Thinking about changing jobs or retiring? Be sure you take all of your “nickels and dimes” with you when you leave. If at all possible, pull your retirement accounts out—don't leave them behind in your former employer's plan.

Why does this matter?

  • Your former employer could get swallowed up or merge with another company, displacing the HR department and potentially changing the retirement plan in the process.
  • Your investment choices will be limited to what's available in the plan.
  • Human nature being what it is, you could forget that it's there, become disinterested, or—worse yet—not include those assets in your long-range financial planning.

Unless there's a compelling reason to leave it with your former employer—for example, maybe you have an outstanding loan that you can continue to pay off even after you've terminated your service—then it's generally better to either move it to your new employer's plan or roll it over into an IRA. In either case, those funds will continue to grow tax-deferred, and you can keep your eye on them.

Your retirement plan will typically offer several distribution options when you leave. This article will walk through some of the choices you'll be presented with.

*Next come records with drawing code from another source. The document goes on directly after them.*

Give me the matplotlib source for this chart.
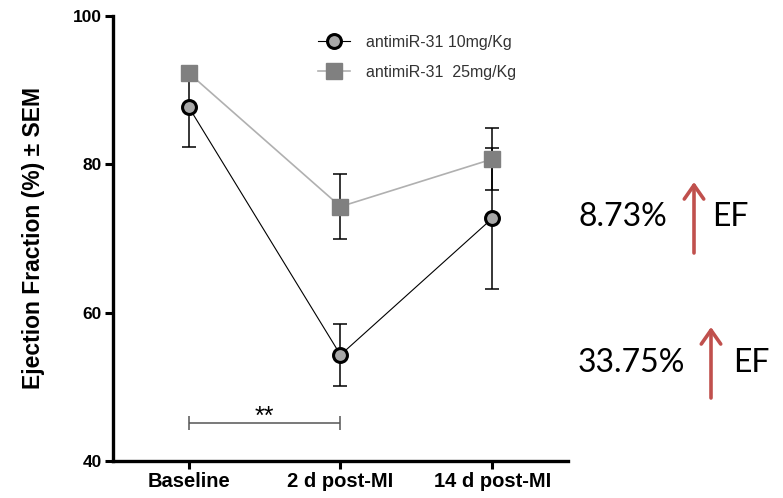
import numpy as np
import matplotlib
matplotlib.use("Agg")
from matplotlib import pyplot as plt

# time points and group values (mean EF %, SEM)
zeitpunkte = ['Baseline', '2 d post-MI', '14 d post-MI']
ef_10mg = [87.7, 54.3, 72.7]
sem_10mg = [5.4, 4.2, 9.5]
ef_25mg = [92.3, 74.3, 80.7]
sem_25mg = [0.5, 4.4, 4.2]
oznake = ['antimiR-31 10mg/Kg', 'antimiR-31  25mg/Kg']
procenti = ['8.73%', '33.75%']

plt.rcParams['font.family'] = ['Liberation Sans', 'DejaVu Sans']

fig = plt.figure(figsize=(7.83, 4.98), dpi=100)
ax = fig.add_axes([0.1443, 0.0743, 0.5811, 0.8936])
x = np.arange(len(zeitpunkte))

# error bars first, markers/lines on top
ax.errorbar(x, ef_25mg, yerr=sem_25mg, ecolor='black', elinewidth=1.1,
            capsize=5, capthick=1.1, fmt='none', zorder=2)
ax.errorbar(x, ef_10mg, yerr=sem_10mg, ecolor='black', elinewidth=1.1,
            capsize=5, capthick=1.1, fmt='none', zorder=2)
ax.plot(x, ef_25mg, color='#b0b0b0', lw=1.2, marker='s', ms=11,
        mfc='#808080', mec='#808080', label=oznake[1], zorder=4)
ax.plot(x, ef_10mg, color='black', lw=0.8, marker='o', ms=10,
        mfc='#a8a8a8', mec='black', mew=2.2, label=oznake[0], zorder=3)

# significance bracket
ax.errorbar([0.5], [45.1], xerr=[0.5], color='#555555', lw=1.1, capsize=5,
            capthick=1.1, fmt='none')
ax.text(0.5, 44.4, '**', ha='center', va='bottom', fontsize=18)

ax.set_xlim(-0.5, 2.5)
ax.set_ylim(40, 100)
ax.set_yticks([40, 60, 80, 100])
ax.set_xticks(x)
ax.set_xticklabels(zeitpunkte, fontsize=14.5, fontweight='bold')
for t in ax.get_yticklabels():
    t.set_fontsize(12.5)
    t.set_fontweight('bold')
ax.set_ylabel('Ejection Fraction (%) ± SEM', fontsize=16.5, fontweight='bold', labelpad=20)
ax.spines['top'].set_visible(False)
ax.spines['right'].set_visible(False)
ax.spines['left'].set_linewidth(2.4)
ax.spines['bottom'].set_linewidth(2.4)
ax.tick_params(width=2.2, length=6, pad=2)

handles, labels = ax.get_legend_handles_labels()
leg = ax.legend(handles[::-1], labels[::-1], loc='upper left', bbox_to_anchor=(0.42, 0.99),
                frameon=False, fontsize=11.5, handlelength=2.0, labelspacing=0.95,
                handletextpad=1.0)
for t in leg.get_texts():
    t.set_color('#333333')

# right-hand annotations
crvena = '#C0504D'
fig.text(578 / 783, 1 - 226 / 498, procenti[0], fontsize=23, family='Lato', va='baseline')
fig.text(712 / 783, 1 - 226 / 498, 'EF', fontsize=23, family='Lato', va='baseline')
fig.text(578 / 783, 1 - 372 / 498, procenti[1], fontsize=23, family='Lato', va='baseline')
fig.text(733 / 783, 1 - 372 / 498, 'EF', fontsize=23, family='Lato', va='baseline')
for xs, y0, y1 in [(694, 253, 182), (711, 398, 327)]:
    fig.add_artist(matplotlib.patches.FancyArrowPatch(
        (xs / 783, 1 - y0 / 498), (xs / 783, 1 - y1 / 498), transform=fig.transFigure,
        arrowstyle='->,head_length=10,head_width=7', color=crvena, lw=2.6,
        shrinkA=0, shrinkB=0))

fig.savefig('out.png', dpi=100)
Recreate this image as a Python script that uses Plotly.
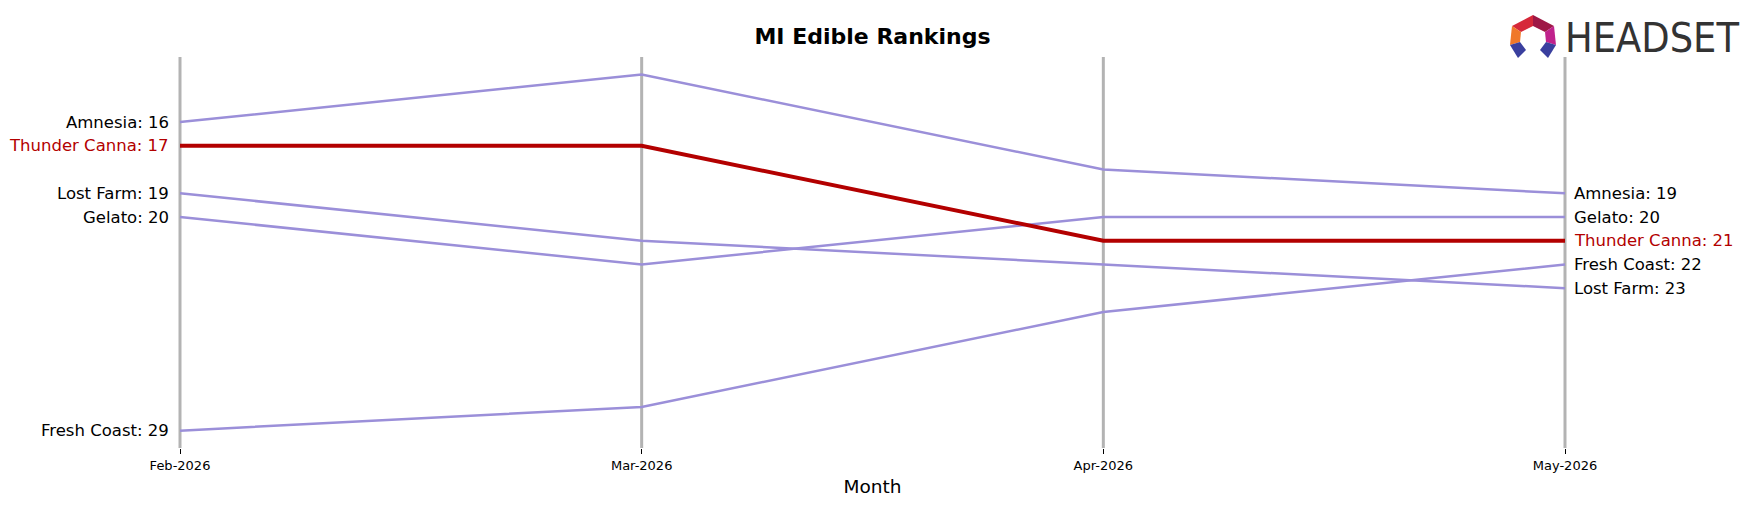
import plotly.graph_objects as go

months = ["Feb-2026", "Mar-2026", "Apr-2026", "May-2026"]
brands = ["Amnesia", "Thunder Canna", "Lost Farm", "Gelato", "Fresh Coast"]
amnesia = [16, 14, 18, 19]
thunder_canna = [17, 17, 21, 21]
lost_farm = [19, 21, 22, 23]
gelato = [20, 22, 20, 20]
fresh_coast = [29, 28, 24, 22]
series = [amnesia, thunder_canna, lost_farm, gelato, fresh_coast]
highlight = "Thunder Canna"

W, H = 1747, 507
PAD = 3
L, R, T, B = 180 - PAD, 1565 + PAD, 57, 448
UNIT = (1565 - 180) / 3.0
XPAD = PAD / UNIT

PURPLE = "#9b8fd9"
RED = "#b30000"

fig = go.Figure()
xs = list(range(len(months)))

# vertical month lines
for x in xs:
    fig.add_shape(type="line", x0=x, x1=x, y0=0, y1=1, xref="x", yref="paper",
                  line=dict(color="#b3b3b3", width=3), layer="below")

order = sorted(range(len(brands)), key=lambda i: brands[i] == highlight)
for i in order:
    name = brands[i]
    hl = name == highlight
    fig.add_trace(go.Scatter(
        x=xs, y=series[i], mode="lines", name=name,
        line=dict(color=RED if hl else PURPLE, width=4 if hl else 2.5),
        showlegend=False, hoverinfo="skip"))

ann = []
for name, vals in zip(brands, series):
    hl = name == highlight
    col = RED if hl else "black"
    ann.append(dict(x=xs[0], y=vals[0], xref="x", yref="y", text=f"{name}: {vals[0]}",
                    showarrow=False, xanchor="right", yanchor="middle", xshift=-9,
                    font=dict(family="DejaVu Sans", size=16.5, color=col)))
    ann.append(dict(x=xs[-1], y=vals[-1], xref="x", yref="y", text=f"{name}: {vals[-1]}",
                    showarrow=False, xanchor="left", yanchor="middle", xshift=7,
                    font=dict(family="DejaVu Sans", size=16.5, color=col)))

def px(x):
    return (x - L) / (R - L)

def py(y):
    return (B - y) / (B - T)

# logo text
ann.append(dict(x=px(1563), y=py(38), xref="paper", yref="paper", text="HEADSET",
                showarrow=False, xanchor="left", yanchor="middle",
                font=dict(family="DejaVu Sans Condensed", size=41, color="#333333")))

fig.update_layout(annotations=ann)

# logo icon polygons
polys = [
    ("#d62839", [(1512, 26), (1533, 15), (1533, 26), (1521, 32)]),
    ("#9e1846", [(1533, 15), (1554, 26), (1545, 32), (1533, 26)]),
    ("#f0782a", [(1512, 26), (1521, 32), (1520, 42), (1510, 45)]),
    ("#c0228c", [(1554, 26), (1556, 45), (1546, 42), (1545, 32)]),
    ("#3a3f9e", [(1510, 45), (1520, 42), (1526, 50), (1518, 58)]),
    ("#3a3f9e", [(1556, 45), (1546, 42), (1540, 50), (1548, 58)]),
]
for col, pts in polys:
    path = "M " + " L ".join(f"{px(a):.5f},{py(b):.5f}" for a, b in pts) + " Z"
    fig.add_shape(type="path", path=path, xref="paper", yref="paper",
                  fillcolor=col, line=dict(width=0), layer="above")

fig.update_layout(
    width=W, height=H,
    margin=dict(l=L, r=W - R, t=T, b=H - B),
    plot_bgcolor="white", paper_bgcolor="white",
    title=dict(text="<b>MI Edible Rankings</b>", x=0.5, xref="paper", xanchor="center",
               y=1 - 36 / H, yanchor="middle",
               font=dict(family="DejaVu Sans", size=22, color="black")),
    xaxis=dict(range=[-XPAD, 3 + XPAD], tickvals=xs, ticktext=months, showgrid=False,
               zeroline=False, showline=False,
               ticks="outside", ticklen=5, tickcolor="black", tickwidth=1,
               tickfont=dict(family="DejaVu Sans", size=13, color="black"),
               title=dict(text="Month", font=dict(family="DejaVu Sans", size=18.5, color="black"),
                          standoff=8)),
    yaxis=dict(range=[29.73, 13.26], visible=False, showgrid=False, zeroline=False),
)

fig.write_html("out.html")
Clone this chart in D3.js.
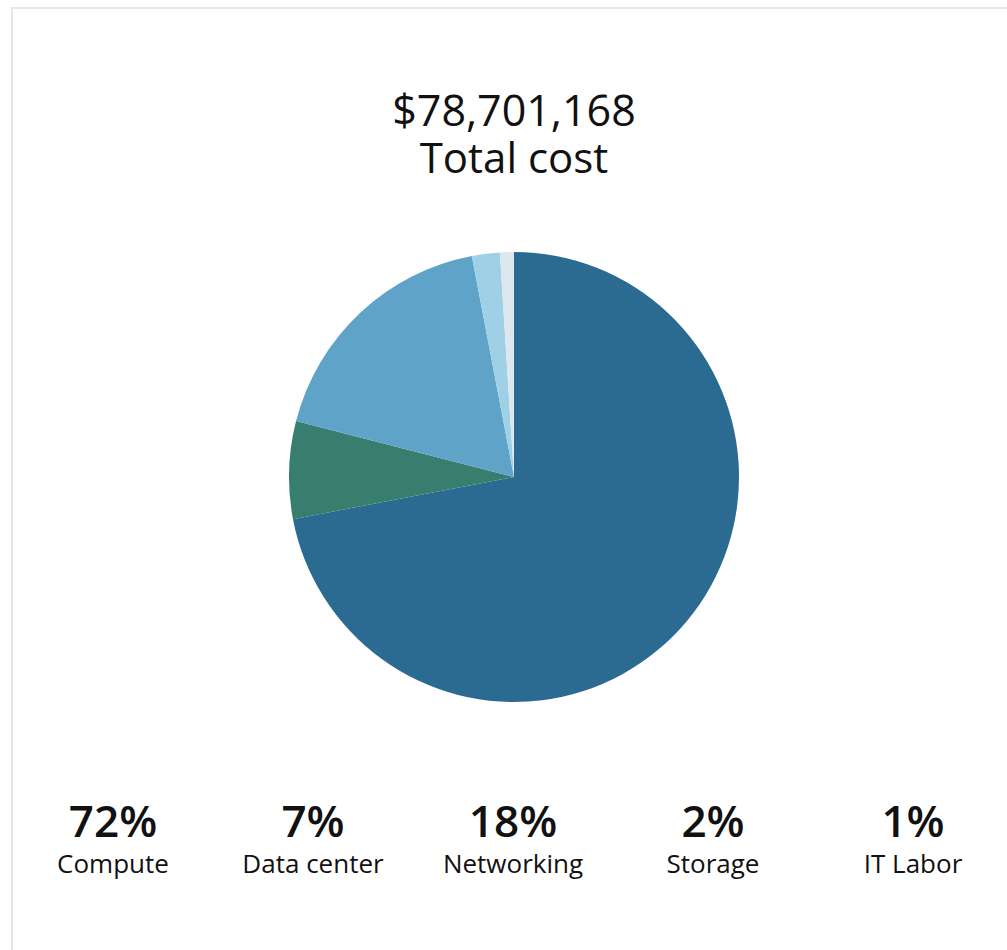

What Option Makes Financial Sense For You?

When you leave your current employment, you will likely receive a bunch of paperwork on how to take a distribution from your plan. Here are the most common options:

  1. Keep your money in the plan. Depending on your plan's rules, if your account balance is more than $5,000 then you can opt to leave your money in your employer's retirement savings plan. If the account balance is less than $5000, you might not have an option and be forced to take the funds out anyway. If you choose to keep the funds in the plan, you'll continue to enjoy tax-deferred compounding of any investment earnings, and you'll receive regular financial account statements. You won't be allowed to contribute to the plan, but you'll still have control over how your money is invested among the plan's investment options. You might also be allowed to work with and obtain information from the professionals that manage and administer your account.
    NOTE: If you are starting your own business, keeping your retirement money in your former company's plan can help protect your retirement assets from creditors, should your new venture run into unforeseen trouble. Alternatively, as a business owner, you could also elect to set up your own 401(k) plan. This can also protect your retirement assets from creditors and allow you to do a tax-free rollover into a qualified plan and keep those funds under your watchful eye.
  2. Move your money to another retirement account. You also have the option to move your money into another qualified retirement account, such as an Individual Retirement Account (IRA), or your new employer's retirement savings plan. With this kind of "direct rollover", the money goes directly from your former employer's retirement plan to the IRA or new plan, and you never touch it. This means no taxes and no penalties. As an added bonus, you will continue to defer taxes on the full amount of your plan savings. Keep in mind: if you have a loan outstanding against your plan and you haven't repaid it before leaving, you could wind up with a tax bill on the unpaid balance of the loan.
  3. Take a cash distribution. Finally, you could also elect to have your money paid directly to you. Depending on your plan provisions, you might receive your funds in one lump sum, in several installments of a fixed amount, or paid out over a set number of years. Keep in mind that the distribution will be reportable as income and you will be liable for all Federal and State taxes. If you are younger than age 59½ (or 55 in some circumstances — check with your tax and/or financial advisor), you might also have to pay an additional 10% Federal tax. In a lot of cases, people are shocked to find that they wind up with only about half of their requested distribution once taxes are taken out.

Final Thoughts on Moving Retirement Accounts

As you can see, decisions about taking a retirement account distribution are not always open-and-shut. Be sure to speak with your tax and/or financial planning professional before taking any actions. This is one area you don’t want to delve into on your own because any actions you take could be difficult to undo.